E questo ci porta alla seconda considerazione. Lo scontro Musk-Trump mette sotto i riflettori alcuni degli elementi più insani e problematici della democrazia così come del capitalismo degli Stati Uniti. Da un lato c’è l’assenza di controlli e regole sui finanziamenti privati alla politica e il potere che ciò conferisce a chi li elargisce. Con le centinaia di milioni di dollari spesi in varie competizioni elettorali, inclusa una recente addirittura a sostegno di un candidato a giudice della Corte Suprema del Wisconsin, Musk ha di fatto comprato nell’ultimo anno un’influenza politica rilevante. Messa al servizio delle sue ambizioni e del suo patente narcisismo; ma anche funzionale a maturare crediti con un Pubblico che ne sussidia i progetti, compra i prodotti e agevola le attività.

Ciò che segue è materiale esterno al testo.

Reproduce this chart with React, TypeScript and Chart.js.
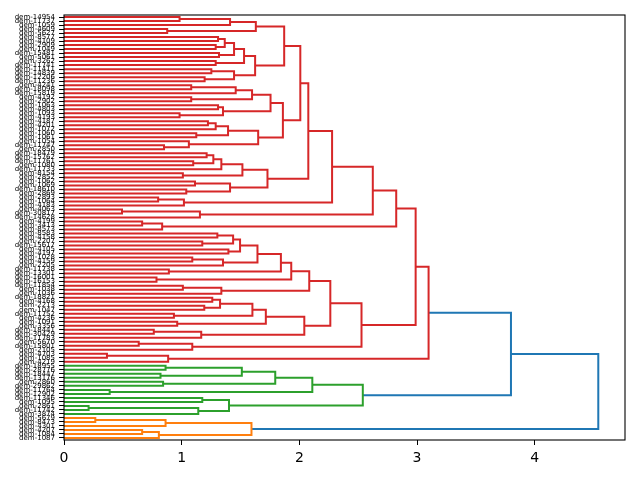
import React, { useEffect, useRef } from "react";
import { Chart, registerables } from "chart.js";

Chart.register(...registerables);

// Leaf labels, listed from top to bottom as they appear on the y axis
const leafLabels: string[] = [
  "dem-14954", "dem-11737", "dem-1059", "dem-4609", "dem-5627", "dem-8577", "dem-4109", "dem-2909", "dem-1049", "dem-15481",
  "dem-5061", "dem-3262", "dem-11741", "dem-11411", "dem-14839", "dem-12206", "dem-11236", "dem-4241", "dem-18098", "dem-15819",
  "dem-4192", "dem-2902", "dem-1063", "dem-4803", "dem-1093", "dem-4193", "dem-4187", "dem-4201", "dem-1072", "dem-1060",
  "dem-1061", "dem-1054", "dem-11747", "dem-2850", "dem-18479", "dem-15762", "dem-11761", "dem-1080", "dem-11733", "dem-8154",
  "dem-2852", "dem-1062", "dem-1069", "dem-18610", "dem-2869", "dem-2893", "dem-1064", "dem-4183", "dem-4063", "dem-30817",
  "dem-14628", "dem-4199", "dem-3413", "dem-8573", "dem-8583", "dem-4158", "dem-2207", "dem-15617", "dem-4105", "dem-4197",
  "dem-1028", "dem-4159", "dem-2205", "dem-11738", "dem-13301", "dem-16001", "dem-16153", "dem-11854", "dem-1038", "dem-1036",
  "dem-18821", "dem-4168", "dem-2213", "dem-1047", "dem-11752", "dem-4236", "dem-1091", "dem-3356", "dem-18441", "dem-30429",
  "dem-11783", "dem-5670", "dem-15801", "dem-2105", "dem-4703", "dem-1085", "dem-4219",
  "dem-18955", "dem-28776", "dem-18447", "dem-13176", "dem-2860", "dem-29862", "dem-11764", "dem-12902", "dem-11346", "dem-1095",
  "dem-2861", "dem-11742", "dem-3874",
  "dem-5679", "dem-8473", "dem-4301", "dem-4207", "dem-1084", "dem-1087",
];

// A merge is [left, right, height]; a number is a leaf index in leafLabels
type Node = number | [Node, Node, number];

const redA: Node = [[[0, 1, 0.982], 2, 1.411], [3, 4, 0.877], 1.63];
const redB: Node = [
  [[[[5, 6, 1.309], [7, 8, 1.289], 1.366], [9, 10, 1.317], 1.445], [11, 12, 1.289], 1.53],
  [[13, 14, 1.252], [15, 16, 1.195], 1.445],
  1.624,
];
const redC: Node = [
  [[[[17, 18, 1.081], 19, 1.459], [20, 21, 1.081], 1.598], [[22, 23, 1.309], [24, 25, 0.982], 1.351], 1.755],
  [[[[26, 27, 1.223], 28, 1.289], [29, 30, 1.124], 1.394], [31, [32, 33, 0.85], 1.061], 1.65],
  1.86,
];
const redD: Node = [
  [[[[34, 35, 1.212], [36, 37, 1.098], 1.269], 38, 1.337], [39, 40, 1.01], 1.516],
  [[41, 42, 1.113], [43, 44, 1.039], 1.411],
  1.729,
];
const redE: Node = [
  [[[[[redA, redB, 1.871], redC, 2.008], redD, 2.076], [[45, 46, 0.8], 47, 1.019], 2.278], [[48, 49, 0.493], 50, 1.155], 2.624],
  [[51, 52, 0.664], 53, 0.834],
  2.823,
];
const redF: Node = [
  [
    [[[[[54, 55, 1.303], [56, 57, 1.175], 1.437], [58, 59, 1.397], 1.496], [[60, 61, 1.09], 62, 1.351], 1.644], [63, 64, 0.891], 1.843],
    [65, 66, 0.786],
    1.931,
  ],
  [[67, 68, 1.01], 69, 1.337],
  2.084,
];
const redG: Node = [
  [[[[70, 71, 1.26], [72, 73, 1.192], 1.326], [74, 75, 0.934], 1.601], [76, 77, 0.962], 1.715],
  [[78, 79, 0.763], 80, 1.166],
  2.042,
];
const redTree: Node = [
  [redE, [[redF, redG, 2.263], [[81, 82, 0.635], 83, 1.09], 2.528], 2.988],
  [[84, 85, 0.365], 86, 0.885],
  3.098,
];
const greenTree: Node = [
  [[[[87, 88, 0.863], [89, 90, 0.82], 1.511], [91, 92, 0.842], 1.795], [93, 94, 0.388], 2.11],
  [[95, 96, 1.175], [[97, 98, 0.209], 99, 1.141], 1.402],
  2.539,
];
const orangeTree: Node = [[[100, 101, 0.266], 102, 0.863], [[103, 104, 0.664], 105, 0.806], 1.593];

// heights of the two links above the colour threshold
const upperHeights = [3.798, 4.54];
const xTickValues = [0, 1, 2, 3, 4];

const RED = "#d62728";
const GREEN = "#2ca02c";
const ORANGE = "#ff7f0e";
const BLUE = "#1f77b4";

type Seg = { pts: { x: number; y: number }[]; color: string };

function leafY(k: number) {
  return 10 * (leafLabels.length - 1 - k) + 5;
}

function layout(node: Node, color: string, segs: Seg[]): { y: number; h: number } {
  if (typeof node === "number") return { y: leafY(node), h: 0 };
  const [a, b, h] = node;
  const A = layout(a, color, segs);
  const B = layout(b, color, segs);
  segs.push({
    color,
    pts: [
      { x: A.h, y: A.y },
      { x: h, y: A.y },
      { x: h, y: B.y },
      { x: B.h, y: B.y },
    ],
  });
  return { y: (A.y + B.y) / 2, h };
}

function link(A: { y: number; h: number }, B: { y: number; h: number }, h: number, color: string, segs: Seg[]) {
  segs.push({
    color,
    pts: [
      { x: A.h, y: A.y },
      { x: h, y: A.y },
      { x: h, y: B.y },
      { x: B.h, y: B.y },
    ],
  });
  return { y: (A.y + B.y) / 2, h };
}

const framePlugin = {
  id: "frame",
  afterDatasetsDraw(chart: any) {
    const { ctx, chartArea } = chart;
    ctx.save();
    ctx.strokeStyle = "#000";
    ctx.lineWidth = 1.1;
    ctx.strokeRect(chartArea.left, chartArea.top, chartArea.right - chartArea.left, chartArea.bottom - chartArea.top);
    ctx.restore();
  },
};

export default function App() {
  const ref = useRef<HTMLCanvasElement | null>(null);

  useEffect(() => {
    if (!ref.current) return;
    const segs: Seg[] = [];
    const R = layout(redTree, RED, segs);
    const G = layout(greenTree, GREEN, segs);
    const O = layout(orangeTree, ORANGE, segs);
    const M = link(R, G, upperHeights[0], BLUE, segs);
    link(M, O, upperHeights[1], BLUE, segs);

    const xMax = upperHeights[1] * 1.05;
    const n = leafLabels.length;

    const chart = new Chart(ref.current, {
      type: "scatter",
      data: {
        datasets: segs.map((s) => ({
          data: s.pts,
          showLine: true,
          borderColor: s.color,
          backgroundColor: s.color,
          borderWidth: 2,
          pointRadius: 0,
          pointHoverRadius: 0,
          fill: false,
          tension: 0,
        })),
      },
      options: {
        responsive: false,
        animation: false,
        devicePixelRatio: 1,
        events: [],
        layout: { padding: { top: 15, right: 15, left: 0, bottom: 0 } },
        plugins: { legend: { display: false }, tooltip: { enabled: false } },
        scales: {
          x: {
            type: "linear",
            min: 0,
            max: xMax,
            afterBuildTicks: (ax: any) => {
              ax.ticks = xTickValues.map((v) => ({ value: v }));
            },
            afterFit: (s: any) => {
              s.height = 40;
            },
            grid: { drawOnChartArea: false, drawTicks: true, tickLength: 5, color: "#000", lineWidth: 1 },
            border: { display: false },
            ticks: {
              color: "#000",
              font: { family: "DejaVu Sans", size: 14 },
              padding: 5,
              maxRotation: 0,
              autoSkip: false,
              callback: (v: any) => String(v),
            },
          },
          y: {
            type: "linear",
            min: 0,
            max: n * 10,
            afterBuildTicks: (ax: any) => {
              ax.ticks = leafLabels.map((_, k) => ({ value: leafY(k) }));
            },
            afterFit: (s: any) => {
              s.width = 64;
            },
            grid: { drawOnChartArea: false, drawTicks: true, tickLength: 5, color: "#000", lineWidth: 1 },
            border: { display: false },
            ticks: {
              color: "#000",
              font: { family: "DejaVu Sans", size: 7 },
              padding: 4,
              autoSkip: false,
              callback: (v: any) => {
                const k = n - 1 - Math.round((Number(v) - 5) / 10);
                return leafLabels[k] ?? "";
              },
            },
          },
        },
      },
      plugins: [framePlugin],
    });
    return () => chart.destroy();
  }, []);

  return (
    <div style={{ position: "absolute", left: 0, top: 0, width: 640, height: 480, background: "#fff" }}>
      <canvas ref={ref} width={640} height={480} style={{ display: "block" }} />
    </div>
  );
}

Un rapporto incestuoso, questo, dove i conflitti d’interesse diventano la norma in un capitalismo malato, clientelare e incapace, anche, di fissare regole con cui impedire a singoli attori di sfruttare privilegi monopolistici o di maturare ricchezze inimmaginabili attraverso il controllo e lo sfruttamento di pezzi di sfera pubblica.

La terza e ultima considerazione riguarda infine la dimensione più propriamente politica e ideologica dello scontro. Consumatosi su una questione specifica: la legge di bilancio, non ancora approvata dal Congresso, che secondo tutte le stime aumenterebbe in modo significativo il deficit del paese, tagliando al contempo alcuni servizi essenziali, in particolare nella sanità. Musk, che la spesa federale avrebbe dovuto drasticamente ridimensionare, l’ha criticata con durezza e quella è stata l’origine dell’escalation. A monte vi sono però cortocircuiti e contraddizioni che prima o poi sarebbero comunque deflagrati, a prescindere da un comune denominatore – l’autoritarismo – che pare essere il vero trait d’union tra i due.

Globalismo tecnocratico

Vi è infatti uno iato profondo tra il populismo nazionalista e per molti aspetti anacronistico di Trump e il globalismo tecnocratico di Musk; tra la forte ostilità alla Cina del primo e i mille legami con Pechino di un imprenditore che in Cina produce molto, e dove ha ottenuto linee di credito agevolato; tra le visioni (e talvolta i deliri) futuristici di Musk e le nostalgie (e i contro-deliri) molto passatisti di Trump.

I  due hanno consumato pochi mesi fa un matrimonio d’interesse, come spesso accade in politica. Che non fosse destinato a durare era abbastanza scontato. Lo era meno, che ciò avvenisse in tempi molto rapidi e con modalità tanto grevi e violente.